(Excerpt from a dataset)
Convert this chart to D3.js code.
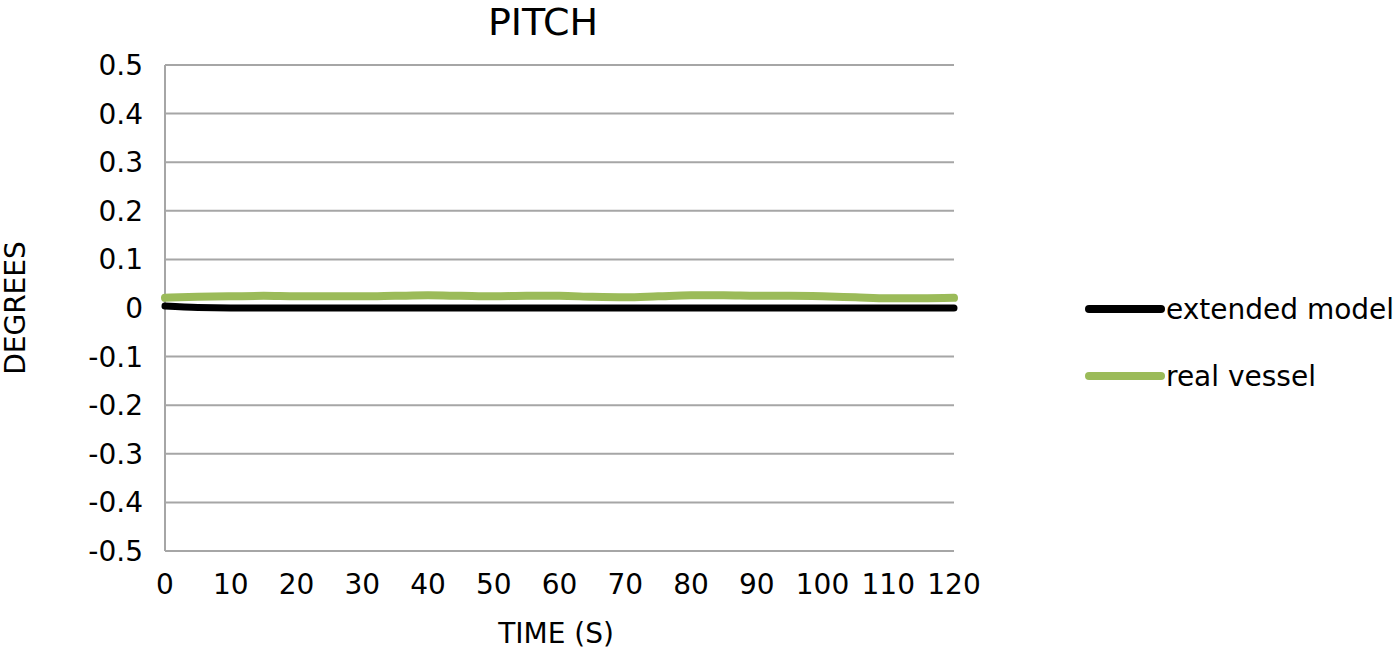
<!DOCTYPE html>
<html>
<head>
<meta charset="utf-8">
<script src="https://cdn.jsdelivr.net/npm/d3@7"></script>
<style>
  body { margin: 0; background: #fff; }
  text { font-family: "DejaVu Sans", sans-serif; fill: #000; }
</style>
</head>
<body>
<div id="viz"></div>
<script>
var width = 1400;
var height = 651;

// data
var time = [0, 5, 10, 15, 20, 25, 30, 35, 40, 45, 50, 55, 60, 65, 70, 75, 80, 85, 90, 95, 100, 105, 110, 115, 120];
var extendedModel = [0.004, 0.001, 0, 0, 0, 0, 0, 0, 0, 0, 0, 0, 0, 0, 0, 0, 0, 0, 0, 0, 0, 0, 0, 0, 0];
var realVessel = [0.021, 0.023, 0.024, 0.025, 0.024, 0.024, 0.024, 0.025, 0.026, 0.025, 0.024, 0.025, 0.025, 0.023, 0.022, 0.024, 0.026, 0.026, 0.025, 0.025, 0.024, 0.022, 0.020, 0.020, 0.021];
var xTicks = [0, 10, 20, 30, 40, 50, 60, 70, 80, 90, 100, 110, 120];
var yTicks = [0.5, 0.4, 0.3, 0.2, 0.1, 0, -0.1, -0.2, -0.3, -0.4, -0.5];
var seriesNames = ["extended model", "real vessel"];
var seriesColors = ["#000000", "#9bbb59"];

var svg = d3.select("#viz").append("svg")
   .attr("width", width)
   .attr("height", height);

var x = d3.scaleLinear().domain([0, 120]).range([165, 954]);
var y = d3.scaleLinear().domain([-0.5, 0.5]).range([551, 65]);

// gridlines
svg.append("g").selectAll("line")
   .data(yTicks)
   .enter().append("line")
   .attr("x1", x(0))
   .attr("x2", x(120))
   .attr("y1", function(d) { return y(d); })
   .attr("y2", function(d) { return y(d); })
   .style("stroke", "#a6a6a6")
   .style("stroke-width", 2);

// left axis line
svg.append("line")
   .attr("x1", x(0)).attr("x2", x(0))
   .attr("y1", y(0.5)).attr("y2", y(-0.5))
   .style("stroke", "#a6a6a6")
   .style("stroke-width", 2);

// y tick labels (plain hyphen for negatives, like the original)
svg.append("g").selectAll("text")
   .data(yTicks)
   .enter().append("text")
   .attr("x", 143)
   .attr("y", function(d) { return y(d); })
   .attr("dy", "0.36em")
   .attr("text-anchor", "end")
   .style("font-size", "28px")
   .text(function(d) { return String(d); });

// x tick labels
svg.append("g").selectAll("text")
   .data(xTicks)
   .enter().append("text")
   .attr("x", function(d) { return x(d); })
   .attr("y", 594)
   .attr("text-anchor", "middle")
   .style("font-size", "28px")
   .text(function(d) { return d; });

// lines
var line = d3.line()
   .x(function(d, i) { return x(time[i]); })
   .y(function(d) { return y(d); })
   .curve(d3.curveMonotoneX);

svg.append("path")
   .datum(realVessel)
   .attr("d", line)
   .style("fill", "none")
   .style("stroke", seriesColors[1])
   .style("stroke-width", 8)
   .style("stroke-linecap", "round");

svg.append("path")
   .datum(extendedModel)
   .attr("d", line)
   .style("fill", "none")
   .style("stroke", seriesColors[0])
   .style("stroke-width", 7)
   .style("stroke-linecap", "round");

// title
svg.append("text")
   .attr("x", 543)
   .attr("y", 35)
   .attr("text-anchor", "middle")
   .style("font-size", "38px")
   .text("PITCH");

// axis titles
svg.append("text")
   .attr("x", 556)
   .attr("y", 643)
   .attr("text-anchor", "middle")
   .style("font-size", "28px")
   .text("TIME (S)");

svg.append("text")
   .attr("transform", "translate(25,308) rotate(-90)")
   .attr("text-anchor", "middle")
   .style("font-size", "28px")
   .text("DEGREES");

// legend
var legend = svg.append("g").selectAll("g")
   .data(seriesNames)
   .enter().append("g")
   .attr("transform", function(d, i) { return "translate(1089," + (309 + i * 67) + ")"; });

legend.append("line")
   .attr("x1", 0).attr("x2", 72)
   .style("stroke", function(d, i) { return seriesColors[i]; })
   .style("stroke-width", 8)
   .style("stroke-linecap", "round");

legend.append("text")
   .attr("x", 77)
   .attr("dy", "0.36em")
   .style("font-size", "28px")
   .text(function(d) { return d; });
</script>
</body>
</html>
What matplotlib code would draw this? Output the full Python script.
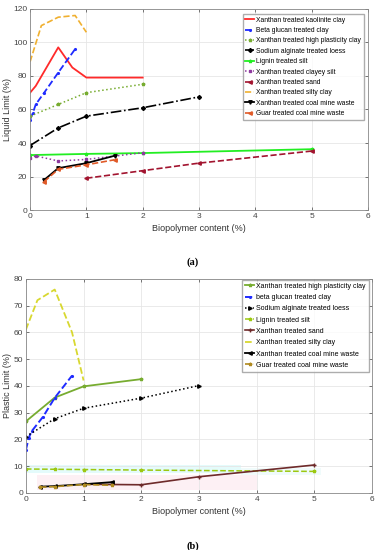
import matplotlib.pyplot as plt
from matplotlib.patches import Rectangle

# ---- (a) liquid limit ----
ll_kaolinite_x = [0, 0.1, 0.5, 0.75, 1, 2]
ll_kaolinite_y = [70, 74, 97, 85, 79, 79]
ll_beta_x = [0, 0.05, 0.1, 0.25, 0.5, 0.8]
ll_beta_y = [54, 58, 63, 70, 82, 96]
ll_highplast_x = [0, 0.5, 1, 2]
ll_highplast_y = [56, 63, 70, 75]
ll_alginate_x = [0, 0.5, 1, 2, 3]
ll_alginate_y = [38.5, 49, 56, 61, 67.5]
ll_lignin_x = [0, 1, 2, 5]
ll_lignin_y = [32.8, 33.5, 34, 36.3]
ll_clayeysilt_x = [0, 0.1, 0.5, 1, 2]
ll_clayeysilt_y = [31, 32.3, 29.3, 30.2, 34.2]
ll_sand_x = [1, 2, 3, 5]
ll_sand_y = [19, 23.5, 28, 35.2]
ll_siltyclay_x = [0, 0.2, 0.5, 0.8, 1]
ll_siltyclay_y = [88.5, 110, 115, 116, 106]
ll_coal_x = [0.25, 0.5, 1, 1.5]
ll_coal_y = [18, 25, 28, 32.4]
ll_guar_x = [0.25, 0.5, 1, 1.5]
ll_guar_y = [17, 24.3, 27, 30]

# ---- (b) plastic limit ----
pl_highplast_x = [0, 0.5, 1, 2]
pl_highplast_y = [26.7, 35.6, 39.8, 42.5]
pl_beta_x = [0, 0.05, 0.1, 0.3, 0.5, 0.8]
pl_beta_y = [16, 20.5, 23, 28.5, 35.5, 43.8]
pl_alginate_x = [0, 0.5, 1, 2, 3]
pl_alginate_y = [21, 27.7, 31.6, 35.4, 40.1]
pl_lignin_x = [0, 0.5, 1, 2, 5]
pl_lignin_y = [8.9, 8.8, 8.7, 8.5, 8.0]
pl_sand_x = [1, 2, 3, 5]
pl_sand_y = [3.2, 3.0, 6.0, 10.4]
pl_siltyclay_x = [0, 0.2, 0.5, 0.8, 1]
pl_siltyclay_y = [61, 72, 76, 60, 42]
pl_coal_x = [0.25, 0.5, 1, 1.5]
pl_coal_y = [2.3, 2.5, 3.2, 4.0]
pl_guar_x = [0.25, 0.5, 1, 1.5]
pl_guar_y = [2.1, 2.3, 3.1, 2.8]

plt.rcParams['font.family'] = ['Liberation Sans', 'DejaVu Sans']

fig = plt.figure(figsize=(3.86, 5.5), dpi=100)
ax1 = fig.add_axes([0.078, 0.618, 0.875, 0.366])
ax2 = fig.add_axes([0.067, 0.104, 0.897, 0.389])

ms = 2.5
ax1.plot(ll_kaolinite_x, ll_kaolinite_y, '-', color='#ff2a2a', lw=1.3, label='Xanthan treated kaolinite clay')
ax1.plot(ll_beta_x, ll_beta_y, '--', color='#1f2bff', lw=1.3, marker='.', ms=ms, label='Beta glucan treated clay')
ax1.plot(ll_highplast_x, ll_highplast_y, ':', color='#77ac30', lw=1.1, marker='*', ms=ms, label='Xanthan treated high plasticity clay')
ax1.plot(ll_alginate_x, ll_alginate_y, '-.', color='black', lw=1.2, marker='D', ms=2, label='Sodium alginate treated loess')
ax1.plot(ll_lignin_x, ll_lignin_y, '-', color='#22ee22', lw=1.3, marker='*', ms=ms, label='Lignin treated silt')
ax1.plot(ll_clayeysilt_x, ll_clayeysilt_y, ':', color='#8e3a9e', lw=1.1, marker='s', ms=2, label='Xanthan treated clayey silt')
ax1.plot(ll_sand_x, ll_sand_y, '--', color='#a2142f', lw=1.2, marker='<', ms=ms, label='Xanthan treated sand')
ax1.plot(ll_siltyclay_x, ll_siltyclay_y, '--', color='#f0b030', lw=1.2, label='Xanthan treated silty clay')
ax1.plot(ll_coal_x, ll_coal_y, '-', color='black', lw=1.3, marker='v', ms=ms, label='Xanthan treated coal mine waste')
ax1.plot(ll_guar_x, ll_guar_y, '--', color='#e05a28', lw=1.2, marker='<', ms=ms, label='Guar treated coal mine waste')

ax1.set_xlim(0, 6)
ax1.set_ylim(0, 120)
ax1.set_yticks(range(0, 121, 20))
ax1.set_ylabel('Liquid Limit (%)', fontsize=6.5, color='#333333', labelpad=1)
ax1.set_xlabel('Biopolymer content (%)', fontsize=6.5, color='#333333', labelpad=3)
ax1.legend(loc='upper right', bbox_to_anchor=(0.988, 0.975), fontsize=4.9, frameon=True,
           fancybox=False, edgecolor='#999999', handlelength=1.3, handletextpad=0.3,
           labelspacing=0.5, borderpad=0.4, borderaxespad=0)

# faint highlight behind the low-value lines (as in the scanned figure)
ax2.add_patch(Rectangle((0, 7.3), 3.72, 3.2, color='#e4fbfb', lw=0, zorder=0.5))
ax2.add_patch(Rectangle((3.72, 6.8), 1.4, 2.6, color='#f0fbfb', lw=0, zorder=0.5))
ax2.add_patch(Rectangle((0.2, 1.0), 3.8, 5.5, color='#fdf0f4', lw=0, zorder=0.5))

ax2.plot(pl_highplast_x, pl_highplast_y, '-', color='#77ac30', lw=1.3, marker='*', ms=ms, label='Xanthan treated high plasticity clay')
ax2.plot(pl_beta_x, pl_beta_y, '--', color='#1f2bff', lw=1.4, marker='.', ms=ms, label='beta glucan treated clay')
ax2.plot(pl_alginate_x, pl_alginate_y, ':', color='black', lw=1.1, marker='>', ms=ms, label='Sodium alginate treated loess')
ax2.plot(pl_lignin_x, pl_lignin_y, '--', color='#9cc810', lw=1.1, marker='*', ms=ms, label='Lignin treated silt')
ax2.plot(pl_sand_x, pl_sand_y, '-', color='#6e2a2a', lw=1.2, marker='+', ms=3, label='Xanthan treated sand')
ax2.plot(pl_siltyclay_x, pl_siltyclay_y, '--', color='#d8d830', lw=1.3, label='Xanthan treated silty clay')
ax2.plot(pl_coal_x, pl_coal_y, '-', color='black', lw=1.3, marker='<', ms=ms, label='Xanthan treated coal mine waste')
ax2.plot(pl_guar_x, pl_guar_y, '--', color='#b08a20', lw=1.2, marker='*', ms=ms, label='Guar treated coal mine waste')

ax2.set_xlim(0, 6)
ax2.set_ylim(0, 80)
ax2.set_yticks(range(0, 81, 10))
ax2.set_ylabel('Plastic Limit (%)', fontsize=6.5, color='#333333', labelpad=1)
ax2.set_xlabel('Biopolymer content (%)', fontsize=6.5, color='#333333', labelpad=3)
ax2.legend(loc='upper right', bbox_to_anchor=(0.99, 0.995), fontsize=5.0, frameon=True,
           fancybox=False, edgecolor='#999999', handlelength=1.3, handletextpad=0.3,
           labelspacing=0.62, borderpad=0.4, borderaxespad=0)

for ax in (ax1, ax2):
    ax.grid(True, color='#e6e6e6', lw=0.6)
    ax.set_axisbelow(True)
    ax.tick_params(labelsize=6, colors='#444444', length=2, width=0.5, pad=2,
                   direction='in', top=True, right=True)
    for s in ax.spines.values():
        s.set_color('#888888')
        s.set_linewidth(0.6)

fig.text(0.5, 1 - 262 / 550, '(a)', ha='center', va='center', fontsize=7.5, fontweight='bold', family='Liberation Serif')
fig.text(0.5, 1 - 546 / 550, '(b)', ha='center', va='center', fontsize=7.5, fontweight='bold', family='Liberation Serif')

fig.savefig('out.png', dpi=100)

## TASK GOAL
Write out each line of the listing above, exactly, from its first line to the line holding "var y = d3.scaleLinear().domain([-0.5, 0.5]).range([551, 65]);", inclusive. Skip the pictures.

## TASK OUTPUT
Convert this chart to D3.js code.
<!DOCTYPE html>
<html>
<head>
<meta charset="utf-8">
<script src="https://cdn.jsdelivr.net/npm/d3@7"></script>
<style>
  body { margin: 0; background: #fff; }
  text { font-family: "DejaVu Sans", sans-serif; fill: #000; }
</style>
</head>
<body>
<div id="viz"></div>
<script>
var width = 1400;
var height = 651;

// data
var time = [0, 5, 10, 15, 20, 25, 30, 35, 40, 45, 50, 55, 60, 65, 70, 75, 80, 85, 90, 95, 100, 105, 110, 115, 120];
var extendedModel = [0.004, 0.001, 0, 0, 0, 0, 0, 0, 0, 0, 0, 0, 0, 0, 0, 0, 0, 0, 0, 0, 0, 0, 0, 0, 0];
var realVessel = [0.021, 0.023, 0.024, 0.025, 0.024, 0.024, 0.024, 0.025, 0.026, 0.025, 0.024, 0.025, 0.025, 0.023, 0.022, 0.024, 0.026, 0.026, 0.025, 0.025, 0.024, 0.022, 0.020, 0.020, 0.021];
var xTicks = [0, 10, 20, 30, 40, 50, 60, 70, 80, 90, 100, 110, 120];
var yTicks = [0.5, 0.4, 0.3, 0.2, 0.1, 0, -0.1, -0.2, -0.3, -0.4, -0.5];
var seriesNames = ["extended model", "real vessel"];
var seriesColors = ["#000000", "#9bbb59"];

var svg = d3.select("#viz").append("svg")
   .attr("width", width)
   .attr("height", height);

var x = d3.scaleLinear().domain([0, 120]).range([165, 954]);
var y = d3.scaleLinear().domain([-0.5, 0.5]).range([551, 65]);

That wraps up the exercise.